Sampling is as easy as learning the score: theory for diffusion models with minimal data assumptions

Score-based generative models (SGMs) are a family of generative models which achieve state-of-the-art performance for generating audio and image data [Soh+15; HJA20; DN21; Kin+21; Son+21a; Son+21b; VKK21]; see, e.g., the recent surveys [Cao+22; Cro+22; Yan+22]. One notable example of an SGM are denoising diffusion probabilistic models (DDPMs) [Soh+15; HJA20], which are a key component in largescale generative models such as DALL E 2 [Ram+22]. As the importance of SGMs continues to grow due to newfound applications in commercial domains, it is a pressing question of both practical and theoretical concern to understand the mathematical underpinnings which explain their startling empirical successes.
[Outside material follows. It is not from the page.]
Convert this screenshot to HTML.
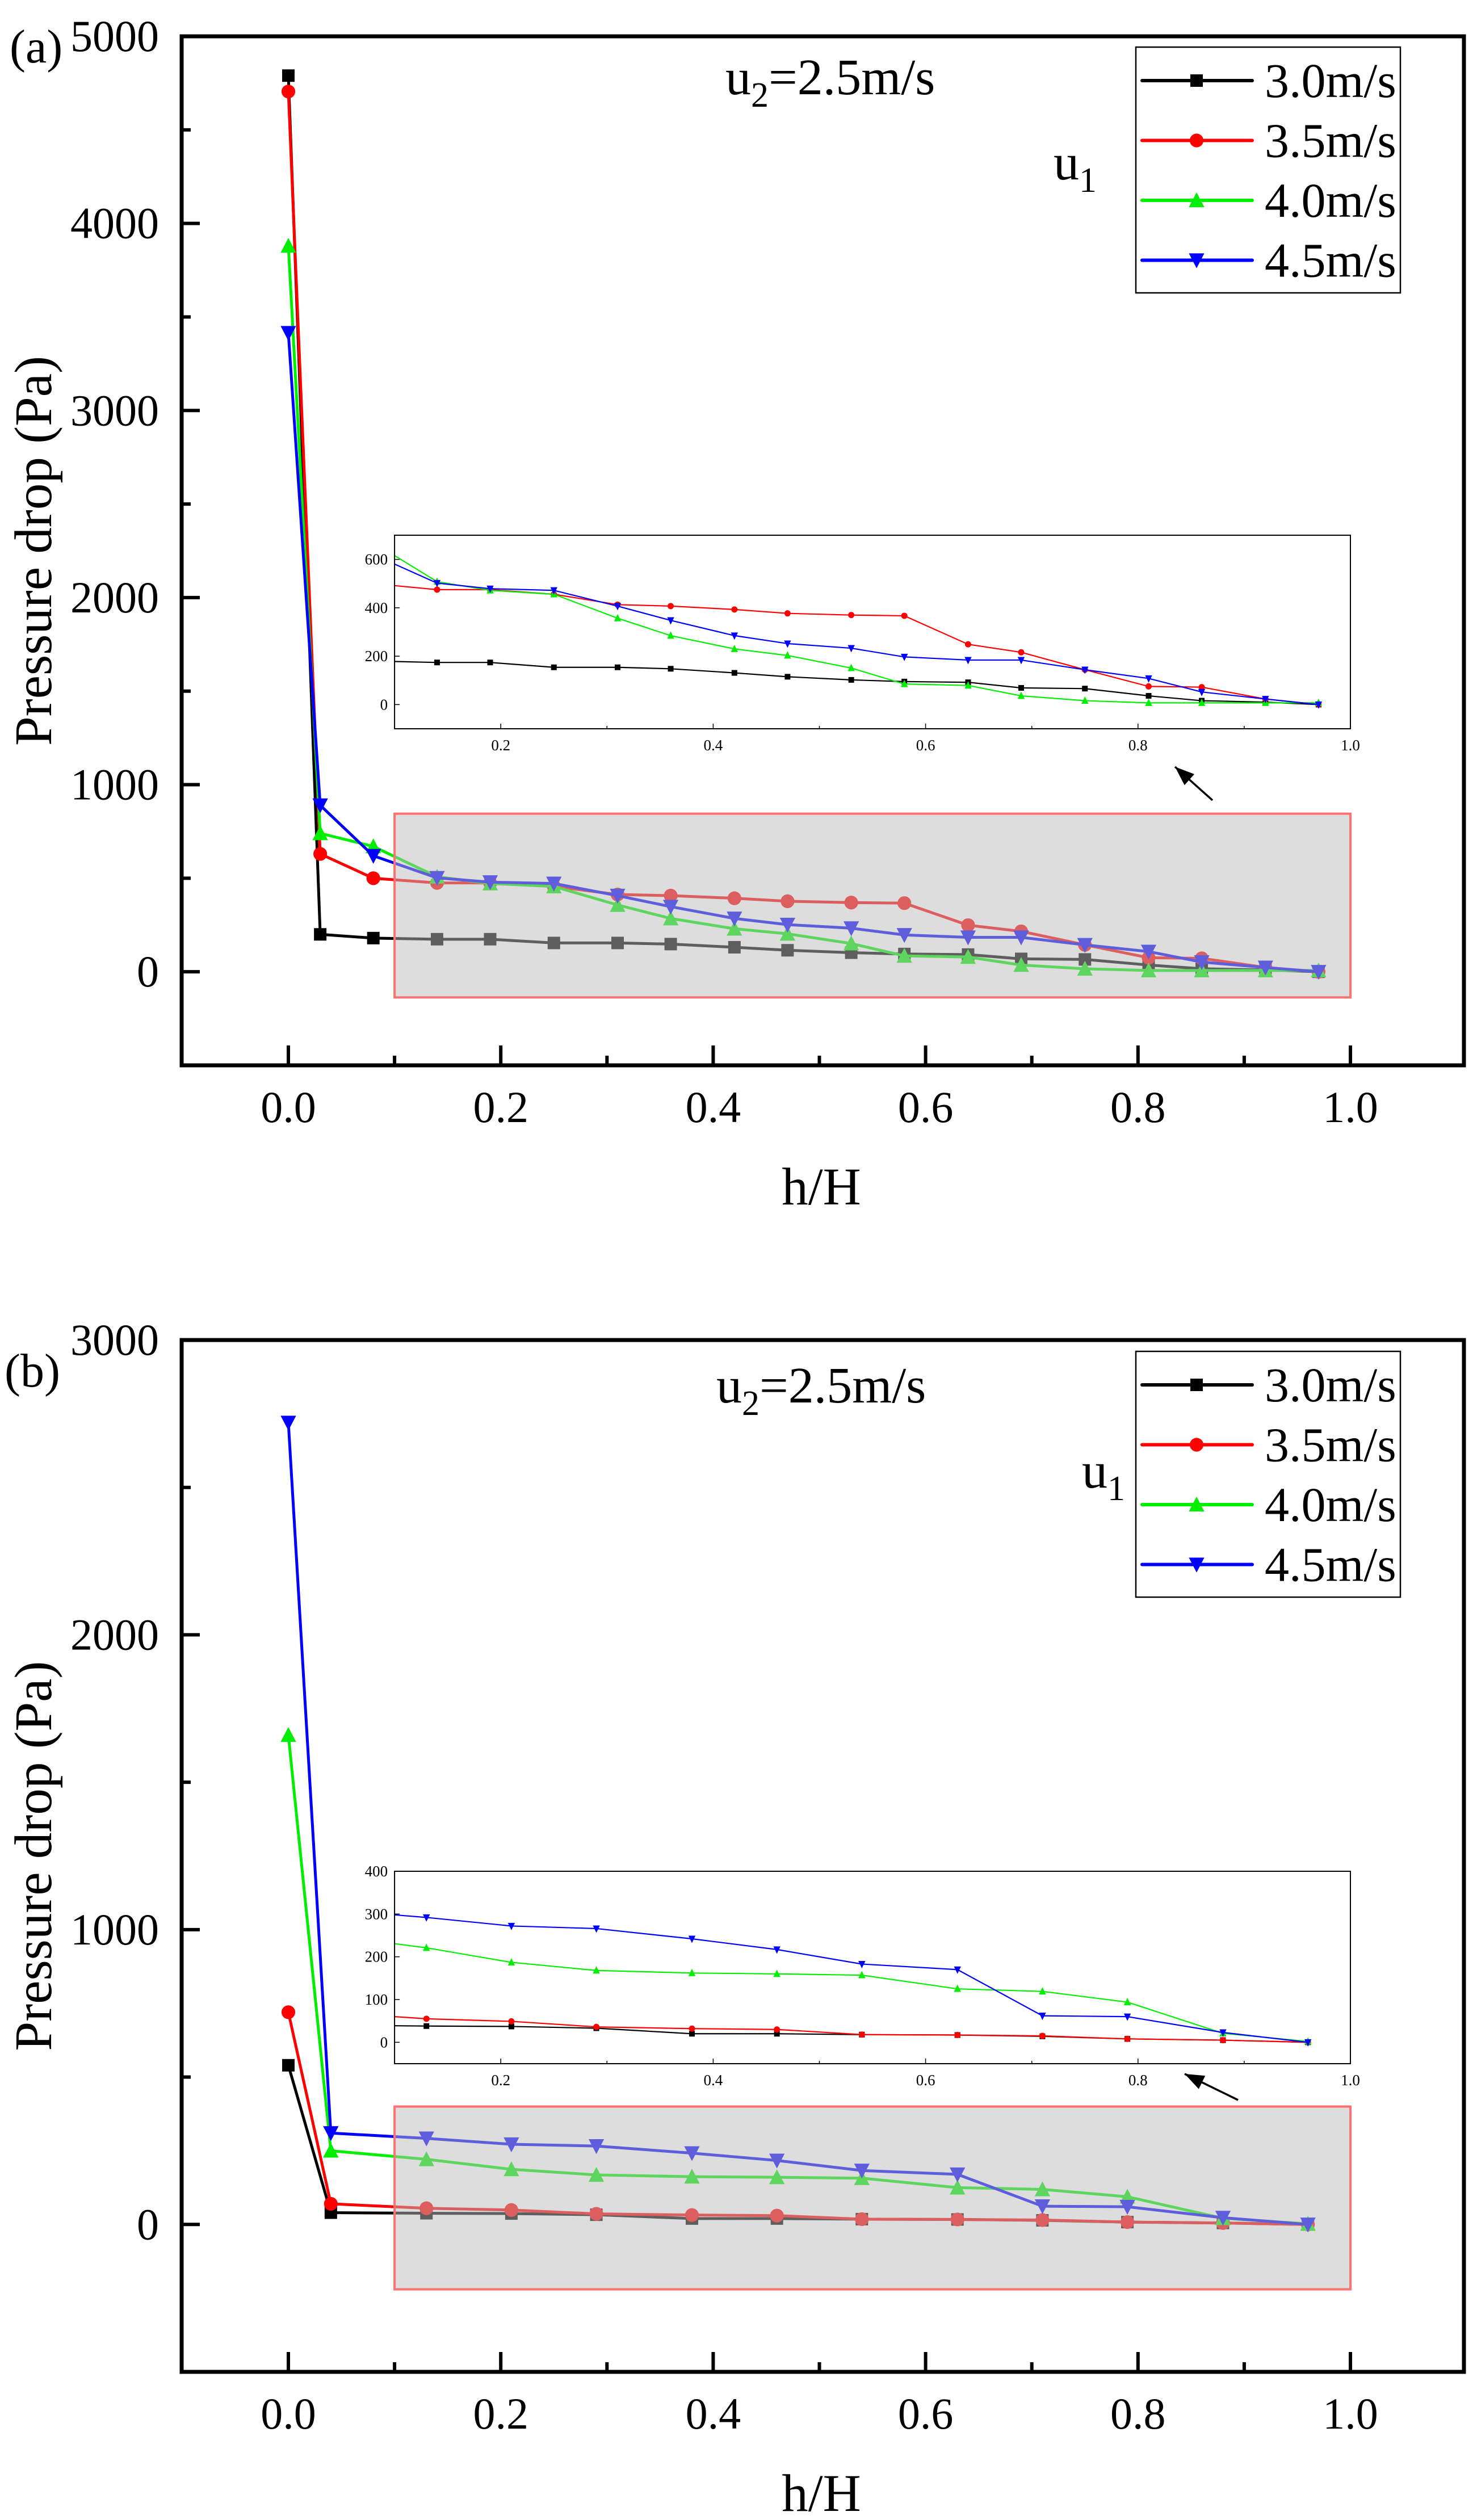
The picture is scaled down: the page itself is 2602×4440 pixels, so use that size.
<!DOCTYPE html>
<html><head><meta charset="utf-8"><style>
html,body{margin:0;padding:0;background:#fff;}
svg{display:block;font-family:"Liberation Serif",serif;}
</style></head><body>
<svg id="chart" xmlns="http://www.w3.org/2000/svg" width="2602" height="4440" viewBox="0 0 2602 4440"></svg>
<script>
// ---------- Data ----------
const seriesNames = ["3.0m/s","3.5m/s","4.0m/s","4.5m/s"];
const seriesColors = ["#000000","#ff0000","#00ee00","#0000ff"];
const markerShapes = ["square","circle","up","down"];

const xA = [0,0.03,0.08,0.14,0.19,0.25,0.31,0.36,0.42,0.47,0.53,0.58,0.64,0.69,0.75,0.81,0.86,0.92,0.97];
const a30 = [4790,200,180,174,174,154,154,148,131,115,102,95,92,69,66,36,16,10,0];
const a35 = [4705,630,500,475,475,456,413,407,393,377,370,367,249,216,144,75,72,23,0];
const a40 = [3880,740,670,508,472,456,357,285,230,203,151,85,79,36,16,7,7,7,7];
const a45 = [3415,890,620,502,479,472,407,348,285,252,233,197,184,184,144,108,52,23,0];
const yTicksA = [0,1000,2000,3000,4000,5000];
const insetYTicksA = [0,200,400,600];

const xB = [0,0.04,0.13,0.21,0.29,0.38,0.46,0.54,0.63,0.71,0.79,0.88,0.96];
const b30 = [540,40,38,37,33,20,20,18,17,14,8,5,0];
const b35 = [720,70,55,49,36,32,30,18,17,15,8,5,0];
const b40 = [1660,250,221,187,168,162,160,157,125,119,94,21,2];
const b45 = [2720,310,292,272,266,242,217,183,170,62,60,23,0];
const yTicksB = [0,1000,2000,3000];
const insetYTicksB = [0,100,200,300,400];

const xTicks = [0,0.2,0.4,0.6,0.8,1.0];
const insetXTicks = [0.2,0.4,0.6,0.8,1.0];

// ---------- Helpers ----------
const NS = "http://www.w3.org/2000/svg";
const svg = document.getElementById("chart");
function mk(tag, attrs, parent){
  const e = document.createElementNS(NS, tag);
  for (const k in attrs) e.setAttribute(k, attrs[k]);
  (parent||svg).appendChild(e);
  return e;
}
function marker(shape, cx, cy, s, color, parent){
  let e;
  if (shape==="square") e = mk("rect",{x:cx-s/2,y:cy-s/2,width:s,height:s,fill:color},parent);
  else if (shape==="circle") e = mk("circle",{cx:cx,cy:cy,r:s*0.55,fill:color},parent);
  else if (shape==="up") { const h=s*1.1; e = mk("polygon",{points:`${cx-s*0.62},${cy+h/2} ${cx+s*0.62},${cy+h/2} ${cx},${cy-h/2-2}`,fill:color},parent); }
  else { const h=s*1.1; e = mk("polygon",{points:`${cx-s*0.62},${cy-h/2} ${cx+s*0.62},${cy-h/2} ${cx},${cy+h/2+2}`,fill:color},parent); }
  return e;
}

function drawPanel(cfg){
  const g = mk("g",{});
  
  
  const L=320, R=2579, T=cfg.top, B=cfg.bottom;
  const X = v => 508 + (v)*1871;
  const Y = v => B - (v - cfg.ymin)/(cfg.ymax-cfg.ymin)*(B-T);

  // series lines + markers
  cfg.series.forEach((vals,i)=>{
    const pts = cfg.xs.map((x,j)=>`${X(x)},${Y(vals[j])}`).join(" ");
    const pl = mk("polyline",{points:pts,fill:"none",stroke:seriesColors[i],"stroke-width":5,"stroke-linejoin":"round"},g);
    
    
    cfg.xs.forEach((x,j)=>{
      const m = marker(markerShapes[i], X(x), Y(vals[j]), 22, seriesColors[i], g);
      
      
    });
  });

  // highlight box
  const hb = mk("rect",{x:X(0.1),y:Y(cfg.boxTop),width:X(1.0)-X(0.1),height:Y(cfg.boxBot)-Y(cfg.boxTop),fill:"rgba(188,188,188,0.5)",stroke:"#ff7070","stroke-width":4},g);
  
  

  // frame
  const fr = mk("rect",{x:L,y:T,width:R-L,height:B-T,fill:"none",stroke:"#000","stroke-width":7},g);
  
  

  // y ticks
  for (let v=cfg.ymin+500; v<=cfg.ymax; v+=500){
    const major = v%1000===0;
    mk("line",{x1:L,x2:L+(major?32:16),y1:Y(v),y2:Y(v),stroke:"#000","stroke-width":6},g);
  }
  cfg.yticks.forEach(v=>{
    const t = mk("text",{x:280,y:Y(v)+26,"text-anchor":"end","font-size":78},g);
    t.textContent = v;
    
    
  });
  // x ticks
  for (let k=0;k<=10;k++){
    const v=k/10, major=k%2===0;
    mk("line",{x1:X(v),x2:X(v),y1:B,y2:B-(major?35:17),stroke:"#000","stroke-width":6},g);
  }
  xTicks.forEach(v=>{
    const t = mk("text",{x:X(v),y:B+100,"text-anchor":"middle","font-size":78},g);
    t.textContent = v.toFixed(1);
    
    
  });
  // axis titles
  const xt = mk("text",{x:1447,y:B+245,"text-anchor":"middle","font-size":93},g);
  xt.textContent = "h/H";
  
  
  const yc = (T+B)/2;
  const yt = mk("text",{x:0,y:0,"text-anchor":"middle","font-size":93,transform:`translate(90,${yc}) rotate(-90)`},g);
  yt.textContent = "Pressure drop (Pa)";
  
  
  // panel label
  const pl = mk("text",{x:cfg.labelX,y:cfg.labelY,"font-size":84},g);
  pl.textContent = cfg.label;
  
  
  // u2 annotation
  const u2 = mk("text",{x:cfg.u2x,y:cfg.u2y,"font-size":90},g);
  u2.innerHTML = 'u<tspan font-size="62" dy="22">2</tspan><tspan dy="-22">=2.5m/s</tspan>';
  
  
  const u1 = mk("text",{x:cfg.u1x,y:cfg.u1y,"font-size":90},g);
  u1.innerHTML = 'u<tspan font-size="62" dy="22">1</tspan>';
  
  

  // legend
  const lg = mk("g",{},g);
  
  
  mk("rect",{x:2001,y:cfg.legTop,width:466,height:433,fill:"#fff",stroke:"#000","stroke-width":2.5},lg);
  seriesNames.forEach((n,i)=>{
    const ey = cfg.legTop + 59 + i*105.5;
    const e = mk("g",{},lg);
    
    
    mk("line",{x1:2012,x2:2206,y1:ey,y2:ey,stroke:seriesColors[i],"stroke-width":6,"stroke-linecap":"round"},e);
    marker(markerShapes[i],2108,ey,22,seriesColors[i],e);
    const t = mk("text",{x:2228,y:ey+29,"font-size":86},e);
    t.textContent = n;
  });

  // inset
  const ig = mk("g",{},g);
  
  
  const iL=X(0.1), iR=X(1.0), iT=cfg.inTop, iB=cfg.inBot;
  const IX = v => iL + (v-0.1)/0.9*(iR-iL);
  const IY = v => iB - (v-cfg.inYmin)/(cfg.inYmax-cfg.inYmin)*(iB-iT);
  mk("rect",{x:iL,y:iT,width:iR-iL,height:iB-iT,fill:"#fff",stroke:"none"},ig);
  const cid = "clip"+cfg.label.replace(/[()]/g,"");
  const cp = mk("clipPath",{id:cid},ig);
  mk("rect",{x:iL,y:iT,width:iR-iL,height:iB-iT},cp);
  const dg = mk("g",{"clip-path":`url(#${cid})`},ig);
  cfg.series.forEach((vals,i)=>{
    const pts = cfg.xs.map((x,j)=>`${IX(x)},${IY(vals[j])}`).join(" ");
    const l = mk("polyline",{points:pts,fill:"none",stroke:seriesColors[i],"stroke-width":2.2},dg);
    
    
    cfg.xs.forEach((x,j)=>{ if (x>=0.1) marker(markerShapes[i],IX(x),IY(vals[j]),10,seriesColors[i],dg); });
  });
  mk("rect",{x:iL,y:iT,width:iR-iL,height:iB-iT,fill:"none",stroke:"#000","stroke-width":2},ig);
  cfg.inYticks.forEach(v=>{
    mk("line",{x1:iL,x2:iL+9,y1:IY(v),y2:IY(v),stroke:"#000","stroke-width":1.5},ig);
    const t = mk("text",{x:iL-12,y:IY(v)+9,"text-anchor":"end","font-size":27},ig);
    t.textContent = v;
    
    
  });
  for (let k=1;k<=10;k++){
    const v=k/10;
    mk("line",{x1:IX(v),x2:IX(v),y1:iB,y2:iB-(k%2===0?9:5),stroke:"#000","stroke-width":1.5},ig);
  }
  insetXTicks.forEach(v=>{
    const t = mk("text",{x:IX(v),y:iB+38,"text-anchor":"middle","font-size":27},ig);
    t.textContent = v.toFixed(1);
    
    
  });
  // arrow
  const ar = mk("g",{},g);
  
  
  const [x1,y1,x2,y2] = cfg.arrow;
  mk("line",{x1:x1,y1:y1,x2:x2,y2:y2,stroke:"#000","stroke-width":3.5},ar);
  const ang = Math.atan2(y2-y1,x2-x1), hl=34, hw=13;
  const bx = x2-hl*Math.cos(ang), by = y2-hl*Math.sin(ang);
  mk("polygon",{points:`${x2},${y2} ${bx+hw*Math.sin(ang)},${by-hw*Math.cos(ang)} ${bx-hw*Math.sin(ang)},${by+hw*Math.cos(ang)}`,fill:"#000"},ar);
}

drawPanel({name:"panel-a",label:"(a)",labelX:17,labelY:110,top:64,bottom:1877,ymin:-500,ymax:5000,
  xs:xA,series:[a30,a35,a40,a45],yticks:yTicksA,boxTop:845,boxBot:-137,
  inTop:943,inBot:1284,inYmin:-100,inYmax:700,inYticks:insetYTicksA,
  u2x:1278,u2y:166,u1x:1856,u1y:316,legTop:83,arrow:[2136,1410,2070,1351]});

drawPanel({name:"panel-b",label:"(b)",labelX:8,labelY:2443,top:2361,bottom:4179,ymin:-500,ymax:3000,
  xs:xB,series:[b30,b35,b40,b45],yticks:yTicksB,boxTop:400,boxBot:-220,
  inTop:3297,inBot:3636,inYmin:-50,inYmax:400,inYticks:insetYTicksB,
  u2x:1262,u2y:2471,u1x:1906,u1y:2621,legTop:2381,arrow:[2181,3700,2087,3654]});
</script>
</body></html>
As we explain in more detail in Section 2, at their mathematical core, SGMs consist of two stochastic processes, which we call the forward process and the reverse process. The forward process transforms samples from a data distribution q (e.g., natural images) into pure noise, whereas the reverse process transforms pure noise into samples from q, hence performing generative modeling. Implementation of the reverse process requires estimation of the score function of the law of the forward process, which is typically accomplished by training neural networks on a score matching objective [Hyv05; Vin11; SE19]. Providing precise guarantees for estimation of the score function is difficult, as it requires an understanding of the non-convex training dynamics of neural network optimization that is currently out of reach. However, given the empirical success of neural networks on the score estimation task, a natural and important question is whether or not accurate score estimation implies that SGMs provably converge to the true data distribution in realistic settings.